State of the arts: Renovated building paints a picture of creativity and class
Amy Provost ’17 has a new favorite place on campus: the second-floor printmaking studio in the recently renovated Visual Arts building.
Overlooking Jackson’s Garden, the studio offers one of the most spectacular views on campus.
“It’s inspiring to work in,” said Provost, a visual arts major with a focus on printmaking from Vancouver, Wash. “The huge windows let in lots of natural light, which is important to me. This new space, with its beautiful view, makes me excited to spend time working on my thesis.”
The printmaking studio is just one highlight in a scrapbook of many for the 37,000-square-foot building that recently reopened following a major year-long renovation. The project was supported in part by an $11 million gift from the Feigenbaum Foundation.
The foundation was created by the late brothers Armand V. Feigenbaum ’42 and Donald S. Feigenbaum ‘46, longtime benefactors to Union.
In recognition of the gift, the building has been renamed the Feigenbaum Center for Visual Arts. It will be officially dedicated Oct. 22 as part of Homecoming festivities.
Built in 1852 to house the departments of physics and chemistry, the building formed part of the original campus plan, a comprehensive design for Union’s campus by French architect Joseph Ramée. It is home to art history and studio arts programs (drawing, painting, printmaking, photography, sculpture and digital art).
Highlights of the renovation include a three-story addition featuring a sculpture and design studio for metalworking alongside an outdoor sculpture space; an expansion of a public gallery to accommodate larger exhibitions; improvements to the photography area; a drawing/2D design studio; a 3D design studio; a media lab; and a suite of working artists’ studios for visual arts majors in all media to make and display their work.
David Ogawa, associate professor and chair of the Visual Arts Department, said it was important to preserve as much of the building’s historic character as possible. He’s excited about the expansive, light-filled space and the possibilities it presents for students to create and learn about art.
“The project is a real transformation in the visual arts at Union,” he said. “We have had a very strong, comprehensive program for many years, and our new building will enable us to do even more.”
Joining the Taylor Music Center, the Yulman Theater and the Henle Dance Pavilion, the Feigenbaum Center for Visual Arts completes a vibrant arts corridor designed to attract not only students interested in the arts, but future engineers, physicists and chemists.
“Seeing first-hand what goes on in our studios undoubtedly will open possibilities for students that they may have never arrived at,” said Fernando Orellana, associate professor of visual arts.
Prior to the renovation, Orellana and the digital arts lab were based in the F.W. Olin Center. While that helped foster interdisciplinary research because of the proximity to engineering, moving the lab to the new space offers additional opportunities.
“Now the engineering and science students and faculty are coming over to the Visual Arts building, which further exposes them to creativity, not just from digital art, but from all the other disciplines as well,” he said.

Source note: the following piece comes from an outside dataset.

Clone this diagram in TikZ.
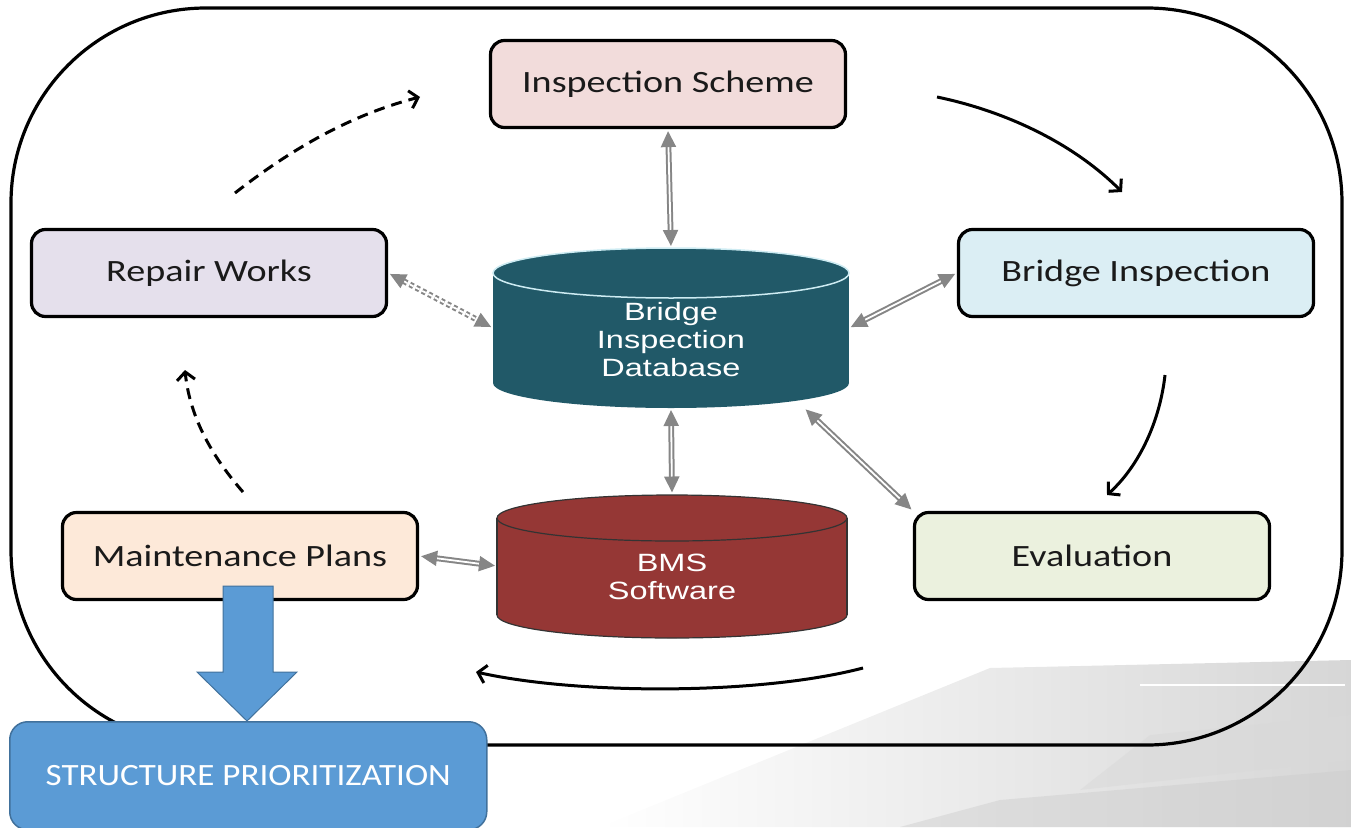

Lorraine Cox, associate professor of visual arts and director of faculty development, said the new space creates a more cohesive atmosphere for the 13 faculty and staff that comprise the Department of Visual Arts.

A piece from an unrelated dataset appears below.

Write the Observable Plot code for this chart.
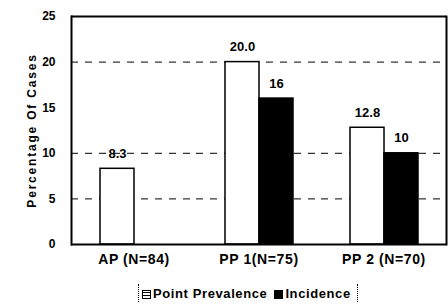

“People can now see the diversity of what we have to offer,” she said.
The department is planning a series of events throughout the academic year to celebrate the new space. The exhibits will showcase the works of students and alumni. For more information, click here.

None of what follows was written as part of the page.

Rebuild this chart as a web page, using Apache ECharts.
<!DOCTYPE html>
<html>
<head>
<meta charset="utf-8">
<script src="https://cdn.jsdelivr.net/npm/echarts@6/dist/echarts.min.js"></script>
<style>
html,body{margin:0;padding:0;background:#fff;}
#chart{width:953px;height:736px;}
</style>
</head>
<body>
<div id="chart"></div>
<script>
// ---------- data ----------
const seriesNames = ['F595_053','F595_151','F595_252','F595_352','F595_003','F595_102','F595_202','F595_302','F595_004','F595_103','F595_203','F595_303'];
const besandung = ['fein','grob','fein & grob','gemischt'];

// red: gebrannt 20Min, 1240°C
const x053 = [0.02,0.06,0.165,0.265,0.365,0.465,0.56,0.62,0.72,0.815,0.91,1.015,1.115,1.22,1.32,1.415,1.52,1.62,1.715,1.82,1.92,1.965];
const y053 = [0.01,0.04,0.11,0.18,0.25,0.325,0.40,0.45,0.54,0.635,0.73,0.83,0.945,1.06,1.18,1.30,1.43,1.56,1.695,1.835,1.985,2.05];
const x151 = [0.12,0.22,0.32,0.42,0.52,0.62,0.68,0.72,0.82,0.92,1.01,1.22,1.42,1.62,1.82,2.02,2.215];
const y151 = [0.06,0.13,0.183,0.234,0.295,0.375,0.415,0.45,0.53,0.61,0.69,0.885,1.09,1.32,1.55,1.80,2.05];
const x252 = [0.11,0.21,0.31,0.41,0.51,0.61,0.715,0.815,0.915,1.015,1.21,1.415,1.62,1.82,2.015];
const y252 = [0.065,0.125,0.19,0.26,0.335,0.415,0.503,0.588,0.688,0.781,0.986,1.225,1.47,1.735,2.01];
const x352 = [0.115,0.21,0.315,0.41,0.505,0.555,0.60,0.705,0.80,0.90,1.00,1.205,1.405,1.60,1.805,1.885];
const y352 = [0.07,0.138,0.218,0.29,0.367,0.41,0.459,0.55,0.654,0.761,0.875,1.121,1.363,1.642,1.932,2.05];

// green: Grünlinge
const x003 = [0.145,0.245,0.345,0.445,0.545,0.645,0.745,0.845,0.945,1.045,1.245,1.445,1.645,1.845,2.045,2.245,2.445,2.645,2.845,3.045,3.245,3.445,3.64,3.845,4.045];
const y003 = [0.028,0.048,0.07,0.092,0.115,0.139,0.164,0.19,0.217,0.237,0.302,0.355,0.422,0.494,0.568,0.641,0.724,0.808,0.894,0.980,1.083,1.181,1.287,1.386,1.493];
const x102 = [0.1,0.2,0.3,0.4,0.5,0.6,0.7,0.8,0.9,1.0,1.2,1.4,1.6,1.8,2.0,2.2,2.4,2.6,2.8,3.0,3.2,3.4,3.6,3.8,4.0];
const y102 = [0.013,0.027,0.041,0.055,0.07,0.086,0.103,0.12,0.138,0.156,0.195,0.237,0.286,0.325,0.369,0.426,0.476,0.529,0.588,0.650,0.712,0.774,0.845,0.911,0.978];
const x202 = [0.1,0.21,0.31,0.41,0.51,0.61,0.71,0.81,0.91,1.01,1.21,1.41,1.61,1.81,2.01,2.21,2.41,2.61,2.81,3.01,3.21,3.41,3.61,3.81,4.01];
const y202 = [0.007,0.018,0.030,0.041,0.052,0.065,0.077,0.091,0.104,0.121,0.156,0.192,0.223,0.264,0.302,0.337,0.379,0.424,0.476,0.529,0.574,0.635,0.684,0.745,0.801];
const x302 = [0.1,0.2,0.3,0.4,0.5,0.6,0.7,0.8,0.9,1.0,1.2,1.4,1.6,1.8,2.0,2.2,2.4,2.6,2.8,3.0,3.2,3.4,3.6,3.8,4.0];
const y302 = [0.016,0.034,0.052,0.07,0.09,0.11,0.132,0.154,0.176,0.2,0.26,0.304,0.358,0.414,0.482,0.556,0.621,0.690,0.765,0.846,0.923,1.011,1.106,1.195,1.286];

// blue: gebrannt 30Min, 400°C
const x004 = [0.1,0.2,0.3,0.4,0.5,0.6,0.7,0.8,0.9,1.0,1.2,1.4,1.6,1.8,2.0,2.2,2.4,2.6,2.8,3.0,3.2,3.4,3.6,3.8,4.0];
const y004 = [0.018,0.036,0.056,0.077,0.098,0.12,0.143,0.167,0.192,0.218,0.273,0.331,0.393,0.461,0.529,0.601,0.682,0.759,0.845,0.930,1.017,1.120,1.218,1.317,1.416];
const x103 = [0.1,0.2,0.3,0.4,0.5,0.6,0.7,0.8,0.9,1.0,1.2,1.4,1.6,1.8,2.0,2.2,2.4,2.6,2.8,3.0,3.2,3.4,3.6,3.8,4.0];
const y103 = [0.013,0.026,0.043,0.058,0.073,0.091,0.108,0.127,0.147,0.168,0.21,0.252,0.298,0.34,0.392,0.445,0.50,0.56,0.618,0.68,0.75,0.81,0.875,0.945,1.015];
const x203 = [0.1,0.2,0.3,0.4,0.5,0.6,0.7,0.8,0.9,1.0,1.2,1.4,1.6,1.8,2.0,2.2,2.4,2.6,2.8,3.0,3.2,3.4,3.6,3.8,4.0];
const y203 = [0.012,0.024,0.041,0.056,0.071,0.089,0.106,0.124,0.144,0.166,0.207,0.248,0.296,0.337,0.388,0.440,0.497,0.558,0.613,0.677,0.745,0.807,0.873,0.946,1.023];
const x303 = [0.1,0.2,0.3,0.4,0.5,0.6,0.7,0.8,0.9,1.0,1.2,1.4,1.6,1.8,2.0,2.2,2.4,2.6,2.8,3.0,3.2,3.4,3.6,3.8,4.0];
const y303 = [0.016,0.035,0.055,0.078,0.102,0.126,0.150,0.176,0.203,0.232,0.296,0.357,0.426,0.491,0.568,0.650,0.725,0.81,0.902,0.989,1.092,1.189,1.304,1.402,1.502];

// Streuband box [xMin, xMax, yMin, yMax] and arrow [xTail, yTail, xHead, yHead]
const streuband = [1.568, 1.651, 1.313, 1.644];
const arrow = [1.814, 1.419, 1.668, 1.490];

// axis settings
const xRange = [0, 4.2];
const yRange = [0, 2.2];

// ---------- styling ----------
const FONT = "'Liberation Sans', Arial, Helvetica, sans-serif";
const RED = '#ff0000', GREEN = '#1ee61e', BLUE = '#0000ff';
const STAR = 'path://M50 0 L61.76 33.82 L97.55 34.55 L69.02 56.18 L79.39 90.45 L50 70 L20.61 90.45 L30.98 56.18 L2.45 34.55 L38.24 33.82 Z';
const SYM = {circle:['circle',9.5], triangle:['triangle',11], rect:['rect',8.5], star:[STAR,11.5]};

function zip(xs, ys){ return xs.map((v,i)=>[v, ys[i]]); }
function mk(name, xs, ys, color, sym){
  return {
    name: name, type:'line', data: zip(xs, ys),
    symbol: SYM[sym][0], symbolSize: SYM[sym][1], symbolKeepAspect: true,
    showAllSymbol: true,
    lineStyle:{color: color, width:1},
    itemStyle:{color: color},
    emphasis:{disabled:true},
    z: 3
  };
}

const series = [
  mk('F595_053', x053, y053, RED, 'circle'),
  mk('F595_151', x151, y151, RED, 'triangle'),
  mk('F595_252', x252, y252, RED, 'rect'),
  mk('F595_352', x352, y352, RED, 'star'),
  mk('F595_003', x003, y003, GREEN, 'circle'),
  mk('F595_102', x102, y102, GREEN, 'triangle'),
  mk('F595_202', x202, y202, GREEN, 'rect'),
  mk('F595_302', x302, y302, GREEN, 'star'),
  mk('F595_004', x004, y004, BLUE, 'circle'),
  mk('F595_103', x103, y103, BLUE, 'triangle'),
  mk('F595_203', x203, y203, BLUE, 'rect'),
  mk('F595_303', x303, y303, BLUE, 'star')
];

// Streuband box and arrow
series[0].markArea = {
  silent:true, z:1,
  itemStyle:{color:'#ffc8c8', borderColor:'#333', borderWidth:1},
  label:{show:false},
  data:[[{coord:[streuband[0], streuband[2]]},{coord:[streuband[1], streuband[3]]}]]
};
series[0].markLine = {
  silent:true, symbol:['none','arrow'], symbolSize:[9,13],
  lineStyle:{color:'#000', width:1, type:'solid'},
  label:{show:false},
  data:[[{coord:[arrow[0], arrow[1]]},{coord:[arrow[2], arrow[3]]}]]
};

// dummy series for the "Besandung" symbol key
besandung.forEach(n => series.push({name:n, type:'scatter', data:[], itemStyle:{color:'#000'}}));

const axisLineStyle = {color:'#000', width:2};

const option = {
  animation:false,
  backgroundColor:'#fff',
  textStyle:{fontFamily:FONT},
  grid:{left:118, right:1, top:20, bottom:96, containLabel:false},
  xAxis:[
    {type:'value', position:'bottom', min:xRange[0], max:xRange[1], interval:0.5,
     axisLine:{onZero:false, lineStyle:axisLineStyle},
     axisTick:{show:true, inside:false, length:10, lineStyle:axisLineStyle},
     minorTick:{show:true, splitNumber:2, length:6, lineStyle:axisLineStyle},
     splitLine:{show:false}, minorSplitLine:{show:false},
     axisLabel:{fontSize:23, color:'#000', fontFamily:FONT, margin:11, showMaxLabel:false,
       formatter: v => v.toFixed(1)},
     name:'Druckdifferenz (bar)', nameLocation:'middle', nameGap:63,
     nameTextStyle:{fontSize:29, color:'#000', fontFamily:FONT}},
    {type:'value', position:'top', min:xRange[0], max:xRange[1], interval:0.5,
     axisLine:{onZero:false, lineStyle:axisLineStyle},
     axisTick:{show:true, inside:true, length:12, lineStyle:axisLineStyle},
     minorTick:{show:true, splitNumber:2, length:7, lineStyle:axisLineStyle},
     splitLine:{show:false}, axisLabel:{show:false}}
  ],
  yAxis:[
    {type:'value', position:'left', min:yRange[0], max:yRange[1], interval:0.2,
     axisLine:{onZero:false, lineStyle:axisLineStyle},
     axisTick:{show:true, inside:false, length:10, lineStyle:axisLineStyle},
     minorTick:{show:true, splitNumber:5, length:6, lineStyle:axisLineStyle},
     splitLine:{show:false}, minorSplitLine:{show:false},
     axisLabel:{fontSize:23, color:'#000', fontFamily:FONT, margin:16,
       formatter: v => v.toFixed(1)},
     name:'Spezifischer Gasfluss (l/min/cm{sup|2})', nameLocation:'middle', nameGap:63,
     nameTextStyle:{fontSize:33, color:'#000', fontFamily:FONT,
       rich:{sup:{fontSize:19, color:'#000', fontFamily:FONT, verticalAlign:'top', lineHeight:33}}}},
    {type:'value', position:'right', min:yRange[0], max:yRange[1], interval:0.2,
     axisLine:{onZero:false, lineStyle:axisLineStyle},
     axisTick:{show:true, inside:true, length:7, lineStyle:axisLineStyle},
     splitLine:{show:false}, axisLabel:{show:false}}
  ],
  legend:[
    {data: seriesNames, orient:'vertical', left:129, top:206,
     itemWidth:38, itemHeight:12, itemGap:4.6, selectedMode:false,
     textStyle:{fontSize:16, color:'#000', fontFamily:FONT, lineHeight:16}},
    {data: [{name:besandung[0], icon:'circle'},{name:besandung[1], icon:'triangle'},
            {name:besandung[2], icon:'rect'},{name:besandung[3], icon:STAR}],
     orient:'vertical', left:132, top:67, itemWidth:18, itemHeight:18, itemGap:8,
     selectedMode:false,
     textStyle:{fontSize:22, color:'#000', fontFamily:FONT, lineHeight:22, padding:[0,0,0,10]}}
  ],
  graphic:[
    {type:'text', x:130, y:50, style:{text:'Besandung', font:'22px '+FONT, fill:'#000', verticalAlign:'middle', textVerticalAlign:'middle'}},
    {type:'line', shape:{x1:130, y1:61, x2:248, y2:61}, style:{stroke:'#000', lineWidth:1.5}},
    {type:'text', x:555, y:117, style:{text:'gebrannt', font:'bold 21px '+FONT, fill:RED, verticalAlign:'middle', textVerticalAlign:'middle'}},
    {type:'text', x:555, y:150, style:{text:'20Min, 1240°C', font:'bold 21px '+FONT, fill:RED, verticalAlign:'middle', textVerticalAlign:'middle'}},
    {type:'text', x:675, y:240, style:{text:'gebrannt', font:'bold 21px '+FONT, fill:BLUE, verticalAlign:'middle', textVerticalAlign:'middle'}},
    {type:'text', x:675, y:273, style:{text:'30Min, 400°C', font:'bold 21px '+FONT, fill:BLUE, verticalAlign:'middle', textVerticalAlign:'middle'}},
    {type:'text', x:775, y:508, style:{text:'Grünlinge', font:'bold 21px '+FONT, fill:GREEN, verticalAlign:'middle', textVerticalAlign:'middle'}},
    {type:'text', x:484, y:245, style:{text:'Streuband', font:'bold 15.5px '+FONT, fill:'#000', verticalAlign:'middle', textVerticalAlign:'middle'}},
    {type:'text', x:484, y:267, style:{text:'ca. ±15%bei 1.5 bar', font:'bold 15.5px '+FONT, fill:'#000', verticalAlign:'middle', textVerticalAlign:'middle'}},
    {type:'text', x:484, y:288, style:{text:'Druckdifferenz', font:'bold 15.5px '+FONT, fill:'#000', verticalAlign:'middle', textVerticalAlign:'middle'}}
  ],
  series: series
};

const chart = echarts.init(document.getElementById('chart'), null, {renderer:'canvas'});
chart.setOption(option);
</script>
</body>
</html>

Faculty and staff worked closely with Facilities Services, Academic Affairs and architects on the project. The department was scattered all over campus during the renovation. Some changes to the curriculum were also necessary to accommodate the renovations.
“Our new art building sings,” said Sandy Wimer, a senior lecturer who teaches printmaking, drawing, etching and design.
“It was worth all the blood, sweat and tears it took to make it the wonderful environment I think it will be for students to create all kinds of art.”